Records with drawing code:

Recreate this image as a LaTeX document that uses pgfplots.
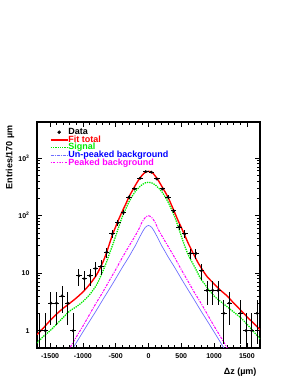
\documentclass[border=0pt]{standalone}
\usepackage{pgfplots}
\pgfplotsset{compat=1.18}
\usepackage{fontspec}
\setmainfont{Liberation Sans}
\definecolor{rootred}{RGB}{255,0,0}
\definecolor{rootgreen}{RGB}{0,235,0}
\definecolor{rootblue}{RGB}{110,110,255}
\definecolor{rootbluetxt}{RGB}{0,0,255}
\definecolor{rootmag}{RGB}{255,0,255}
\begin{document}
\begin{tikzpicture}
\path[use as bounding box] (0,0) rectangle (295pt,382pt);
\begin{axis}[
  at={(37pt,34pt)}, anchor=south west,
  width=223pt, height=226pt, scale only axis,
  xmin=-1700, xmax=1700, ymode=log, ymin=0.5, ymax=4200,
  xtick={-1500,-1000,-500,0,500,1000,1500},
  xticklabels={-1500,-1000,-500,0,500,1000,1500},
  minor x tick num=4,
  ytick={1,10,100,1000},
  yticklabels={1,10,{10\textsuperscript{2}},{10\textsuperscript{3}}},
  tick align=inside, tick pos=both,
  major tick length=5pt, minor tick length=2.8pt,
  every tick/.style={black, line width=0.6pt},
  axis line style={line width=1.2pt},
  ticklabel style={font=\bfseries\fontsize{7}{8}\selectfont},
  xticklabel style={anchor=base, yshift=-10.5pt},
  yticklabel style={xshift=-4pt},
  xlabel={Δz (µm)},
  ylabel={Entries/170 µm},
  every axis x label/.style={at={(axis description cs:1,-0.119)}, anchor=base east, font=\bfseries\fontsize{9}{10}\selectfont},
  every axis y label/.style={at={(axis description cs:-0.121,1)}, rotate=90, anchor=east, font=\bfseries\fontsize{9}{10}\selectfont},
  legend cell align=left,
  legend style={at={(0.058,0.972)}, anchor=north west, draw=none, fill=none,
    inner sep=0pt, outer sep=0pt, row sep=0pt,
    font=\bfseries\fontsize{9}{9}\selectfont,
    nodes={inner sep=0pt, text height=6pt, text depth=1.7pt},
    /tikz/every even column/.append style={column sep=5pt}},
]
\addlegendimage{only marks, mark=*, mark size=1.5pt, black}
\addlegendentry{Data}
\addlegendimage{rootred, line width=1.4pt}
\addlegendentry{\color{rootred}Fit total}
\addlegendimage{rootgreen, line width=1.3pt, densely dotted}
\addlegendentry{\color{rootgreen}Signal}
\addlegendimage{rootblue, line width=0.8pt, dash pattern=on 3pt off 1pt on 1pt off 1pt}
\addlegendentry{\color{rootbluetxt}Un-peaked background}
\addlegendimage{rootmag, line width=1pt, dash pattern=on 1pt off 1.2pt on 2.5pt off 1.2pt}
\addlegendentry{\color{rootmag}Peaked background}

% Un-peaked background
\addplot[forget plot, rootblue, line width=0.7pt, smooth] table {
x y
-1300 0.26
-1200 0.40
-1100 0.62
-1000 0.95
-900 1.45
-800 2.2
-700 3.4
-600 5.2
-500 8
-400 12.5
-300 19
-250 24
-200 30
-150 39
-100 50
-50 62
0 67
50 62
100 50
150 39
200 30
250 24
300 19
400 12.5
500 8
600 5.2
700 3.4
800 2.2
900 1.45
1000 0.95
1100 0.62
1200 0.40
1300 0.26
};
% Peaked background
\addplot[forget plot, rootmag, line width=1pt, dash pattern=on 1pt off 1.2pt on 2.5pt off 1.2pt, smooth] table {
x y
-1300 0.32
-1200 0.50
-1100 0.78
-1000 1.2
-900 1.9
-800 3.0
-700 4.6
-600 7.3
-500 11.5
-400 18.5
-300 29
-250 36
-200 45
-150 57
-100 76
-50 92
0 99
50 92
100 76
150 57
200 45
250 36
300 29
400 18.5
500 11.5
600 7.3
700 4.6
800 3.0
900 1.9
1000 1.2
1100 0.78
1200 0.50
1300 0.32
};
% Signal
\addplot[forget plot, rootgreen, line width=1.3pt, densely dotted, smooth] table {
x y
-1700 0.61
-1600 0.8
-1500 1.0
-1400 1.3
-1300 1.7
-1200 2.2
-1100 2.6
-1000 3.2
-900 4.2
-800 6.0
-750 7.8
-700 10.5
-650 14.5
-600 21
-550 30
-500 44
-450 65
-400 95
-350 128
-300 170
-250 215
-200 262
-150 303
-100 342
-50 368
0 378
50 368
100 342
150 303
200 262
250 215
300 170
350 128
400 95
450 65
500 44
550 30
600 21.5
650 16.5
700 13
750 10
800 7.8
850 6.6
900 5.5
1000 4.0
1100 3.2
1200 2.6
1300 2.1
1400 1.7
1500 1.3
1600 0.97
1700 0.72
};
% Fit total
\addplot[forget plot, rootred, line width=1.4pt, smooth] table {
x y
-1700 0.85
-1600 1.12
-1500 1.5
-1400 1.95
-1300 2.45
-1200 3.0
-1100 3.7
-1000 4.7
-900 6.3
-800 9.0
-750 11.5
-700 15
-650 21
-600 31
-550 46
-500 64
-450 88
-400 118
-350 155
-300 208
-250 265
-200 335
-150 415
-100 495
-50 565
0 585
50 565
100 490
150 405
200 325
250 260
300 205
350 152
400 112
450 82
500 62
550 46
600 34
650 26
700 20
750 15.5
800 12.5
850 10.2
900 8.5
1000 6.5
1100 5.0
1200 4.0
1300 3.0
1400 2.3
1500 1.75
1600 1.35
1700 1.04
};
% Data
\addplot[forget plot, black, only marks, mark=*, mark size=1.3pt,
  error bars/.cd, x dir=both, x fixed=42.5, y dir=both, y explicit,
  error bar style={line width=0.9pt, black}, error mark=none]
  table[x=x, y=y, y error plus=ep, y error minus=em] {
x y ep em
-1657.5 1 1 0.99
-1572.5 1 1 0.99
-1487.5 3 1.73 1.73
-1402.5 3 1.73 1.73
-1317.5 4 2 2
-1232.5 3 1.73 1.73
-1147.5 1 1 0.99
-1062.5 9 3 3
-977.5 8 2.83 2.83
-892.5 9 3 3
-807.5 12 3.46 3.46
-722.5 13 3.61 3.61
-637.5 23 4.80 4.80
-552.5 48 6.93 6.93
-467.5 75 8.66 8.66
-382.5 112 10.58 10.58
-297.5 208 14.42 14.42
-212.5 289 17 17
-127.5 443 21.05 21.05
-42.5 577 24.02 24.02
42.5 566 23.79 23.79
127.5 431 20.76 20.76
212.5 289 17 17
297.5 208 14.42 14.42
382.5 120 10.95 10.95
467.5 63 7.94 7.94
552.5 48 6.93 6.93
637.5 22 4.69 4.69
722.5 22 4.69 4.69
807.5 11 3.32 3.32
892.5 5 2.24 2.24
977.5 5 2.24 2.24
1062.5 5 2.24 2.24
1147.5 2 1.41 1.41
1232.5 3 1.73 1.73
1402.5 2 1.41 1.41
1487.5 1 1 0.99
1572.5 1 1 0.99
1657.5 2 1.41 1.41
};
\end{axis}
\end{tikzpicture}
\end{document}
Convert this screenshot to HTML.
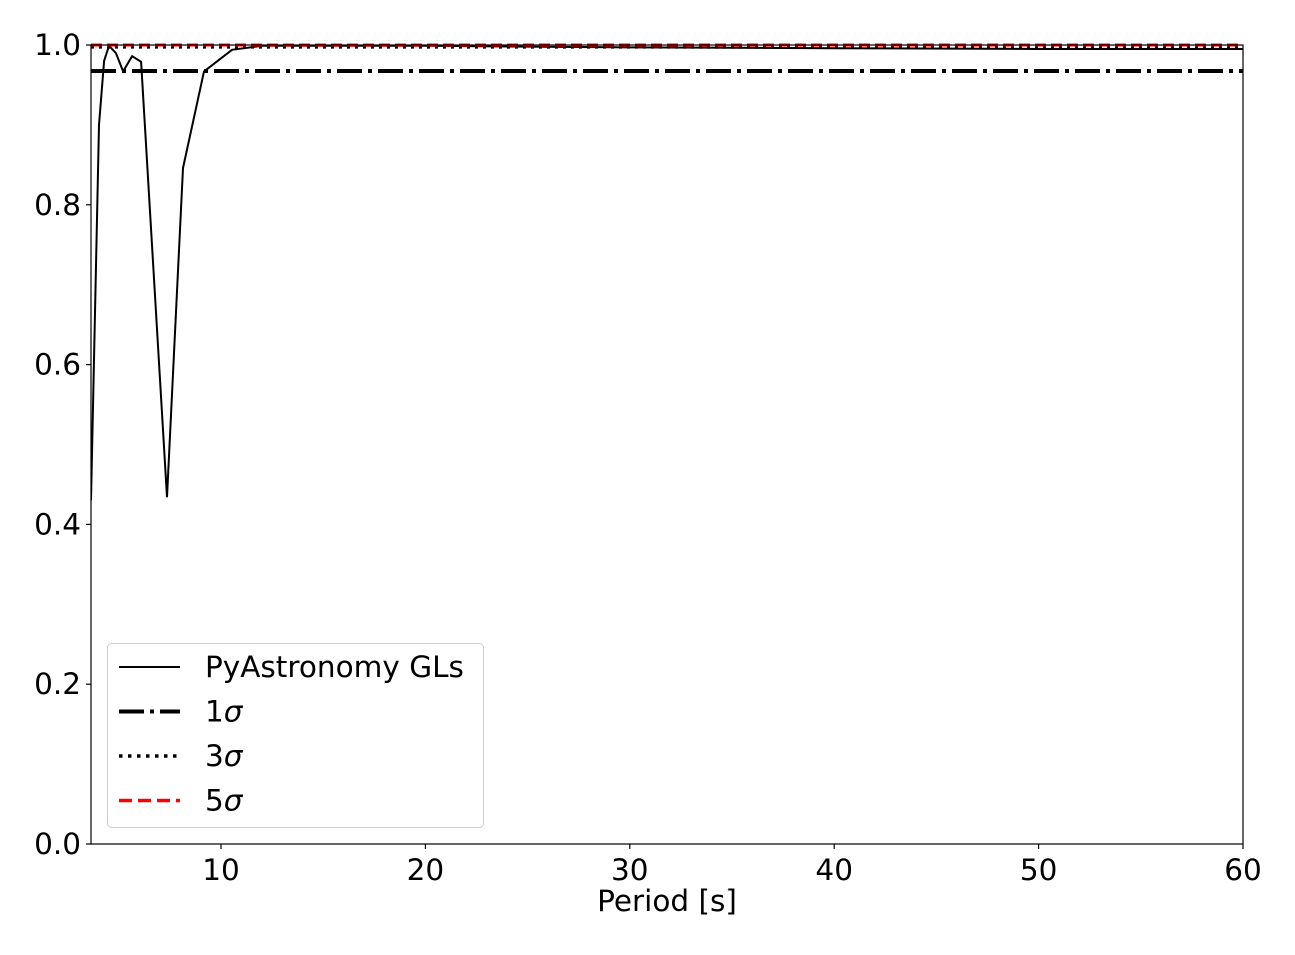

EXERCISE REQUIREMENTS: Give the entries again without a single change, but with no pictures.

RESULT:
Recreate this image as a LaTeX document that uses pgfplots.
\documentclass[border=0pt]{standalone}
\usepackage{pgfplots}
\pgfplotsset{compat=1.18}
\usepackage{fontspec}
\setmainfont{Liberation Sans}
\definecolor{rootred}{RGB}{255,0,0}
\definecolor{rootgreen}{RGB}{0,235,0}
\definecolor{rootblue}{RGB}{110,110,255}
\definecolor{rootbluetxt}{RGB}{0,0,255}
\definecolor{rootmag}{RGB}{255,0,255}
\begin{document}
\begin{tikzpicture}
\path[use as bounding box] (0,0) rectangle (295pt,382pt);
\begin{axis}[
  at={(37pt,34pt)}, anchor=south west,
  width=223pt, height=226pt, scale only axis,
  xmin=-1700, xmax=1700, ymode=log, ymin=0.5, ymax=4200,
  xtick={-1500,-1000,-500,0,500,1000,1500},
  xticklabels={-1500,-1000,-500,0,500,1000,1500},
  minor x tick num=4,
  ytick={1,10,100,1000},
  yticklabels={1,10,{10\textsuperscript{2}},{10\textsuperscript{3}}},
  tick align=inside, tick pos=both,
  major tick length=5pt, minor tick length=2.8pt,
  every tick/.style={black, line width=0.6pt},
  axis line style={line width=1.2pt},
  ticklabel style={font=\bfseries\fontsize{7}{8}\selectfont},
  xticklabel style={anchor=base, yshift=-10.5pt},
  yticklabel style={xshift=-4pt},
  xlabel={Δz (µm)},
  ylabel={Entries/170 µm},
  every axis x label/.style={at={(axis description cs:1,-0.119)}, anchor=base east, font=\bfseries\fontsize{9}{10}\selectfont},
  every axis y label/.style={at={(axis description cs:-0.121,1)}, rotate=90, anchor=east, font=\bfseries\fontsize{9}{10}\selectfont},
  legend cell align=left,
  legend style={at={(0.058,0.972)}, anchor=north west, draw=none, fill=none,
    inner sep=0pt, outer sep=0pt, row sep=0pt,
    font=\bfseries\fontsize{9}{9}\selectfont,
    nodes={inner sep=0pt, text height=6pt, text depth=1.7pt},
    /tikz/every even column/.append style={column sep=5pt}},
]
\addlegendimage{only marks, mark=*, mark size=1.5pt, black}
\addlegendentry{Data}
\addlegendimage{rootred, line width=1.4pt}
\addlegendentry{\color{rootred}Fit total}
\addlegendimage{rootgreen, line width=1.3pt, densely dotted}
\addlegendentry{\color{rootgreen}Signal}
\addlegendimage{rootblue, line width=0.8pt, dash pattern=on 3pt off 1pt on 1pt off 1pt}
\addlegendentry{\color{rootbluetxt}Un-peaked background}
\addlegendimage{rootmag, line width=1pt, dash pattern=on 1pt off 1.2pt on 2.5pt off 1.2pt}
\addlegendentry{\color{rootmag}Peaked background}

% Un-peaked background
\addplot[forget plot, rootblue, line width=0.7pt, smooth] table {
x y
-1300 0.26
-1200 0.40
-1100 0.62
-1000 0.95
-900 1.45
-800 2.2
-700 3.4
-600 5.2
-500 8
-400 12.5
-300 19
-250 24
-200 30
-150 39
-100 50
-50 62
0 67
50 62
100 50
150 39
200 30
250 24
300 19
400 12.5
500 8
600 5.2
700 3.4
800 2.2
900 1.45
1000 0.95
1100 0.62
1200 0.40
1300 0.26
};
% Peaked background
\addplot[forget plot, rootmag, line width=1pt, dash pattern=on 1pt off 1.2pt on 2.5pt off 1.2pt, smooth] table {
x y
-1300 0.32
-1200 0.50
-1100 0.78
-1000 1.2
-900 1.9
-800 3.0
-700 4.6
-600 7.3
-500 11.5
-400 18.5
-300 29
-250 36
-200 45
-150 57
-100 76
-50 92
0 99
50 92
100 76
150 57
200 45
250 36
300 29
400 18.5
500 11.5
600 7.3
700 4.6
800 3.0
900 1.9
1000 1.2
1100 0.78
1200 0.50
1300 0.32
};
% Signal
\addplot[forget plot, rootgreen, line width=1.3pt, densely dotted, smooth] table {
x y
-1700 0.61
-1600 0.8
-1500 1.0
-1400 1.3
-1300 1.7
-1200 2.2
-1100 2.6
-1000 3.2
-900 4.2
-800 6.0
-750 7.8
-700 10.5
-650 14.5
-600 21
-550 30
-500 44
-450 65
-400 95
-350 128
-300 170
-250 215
-200 262
-150 303
-100 342
-50 368
0 378
50 368
100 342
150 303
200 262
250 215
300 170
350 128
400 95
450 65
500 44
550 30
600 21.5
650 16.5
700 13
750 10
800 7.8
850 6.6
900 5.5
1000 4.0
1100 3.2
1200 2.6
1300 2.1
1400 1.7
1500 1.3
1600 0.97
1700 0.72
};
% Fit total
\addplot[forget plot, rootred, line width=1.4pt, smooth] table {
x y
-1700 0.85
-1600 1.12
-1500 1.5
-1400 1.95
-1300 2.45
-1200 3.0
-1100 3.7
-1000 4.7
-900 6.3
-800 9.0
-750 11.5
-700 15
-650 21
-600 31
-550 46
-500 64
-450 88
-400 118
-350 155
-300 208
-250 265
-200 335
-150 415
-100 495
-50 565
0 585
50 565
100 490
150 405
200 325
250 260
300 205
350 152
400 112
450 82
500 62
550 46
600 34
650 26
700 20
750 15.5
800 12.5
850 10.2
900 8.5
1000 6.5
1100 5.0
1200 4.0
1300 3.0
1400 2.3
1500 1.75
1600 1.35
1700 1.04
};
% Data
\addplot[forget plot, black, only marks, mark=*, mark size=1.3pt,
  error bars/.cd, x dir=both, x fixed=42.5, y dir=both, y explicit,
  error bar style={line width=0.9pt, black}, error mark=none]
  table[x=x, y=y, y error plus=ep, y error minus=em] {
x y ep em
-1657.5 1 1 0.99
-1572.5 1 1 0.99
-1487.5 3 1.73 1.73
-1402.5 3 1.73 1.73
-1317.5 4 2 2
-1232.5 3 1.73 1.73
-1147.5 1 1 0.99
-1062.5 9 3 3
-977.5 8 2.83 2.83
-892.5 9 3 3
-807.5 12 3.46 3.46
-722.5 13 3.61 3.61
-637.5 23 4.80 4.80
-552.5 48 6.93 6.93
-467.5 75 8.66 8.66
-382.5 112 10.58 10.58
-297.5 208 14.42 14.42
-212.5 289 17 17
-127.5 443 21.05 21.05
-42.5 577 24.02 24.02
42.5 566 23.79 23.79
127.5 431 20.76 20.76
212.5 289 17 17
297.5 208 14.42 14.42
382.5 120 10.95 10.95
467.5 63 7.94 7.94
552.5 48 6.93 6.93
637.5 22 4.69 4.69
722.5 22 4.69 4.69
807.5 11 3.32 3.32
892.5 5 2.24 2.24
977.5 5 2.24 2.24
1062.5 5 2.24 2.24
1147.5 2 1.41 1.41
1232.5 3 1.73 1.73
1402.5 2 1.41 1.41
1487.5 1 1 0.99
1572.5 1 1 0.99
1657.5 2 1.41 1.41
};
\end{axis}
\end{tikzpicture}
\end{document}
Convert this screenshot to HTML.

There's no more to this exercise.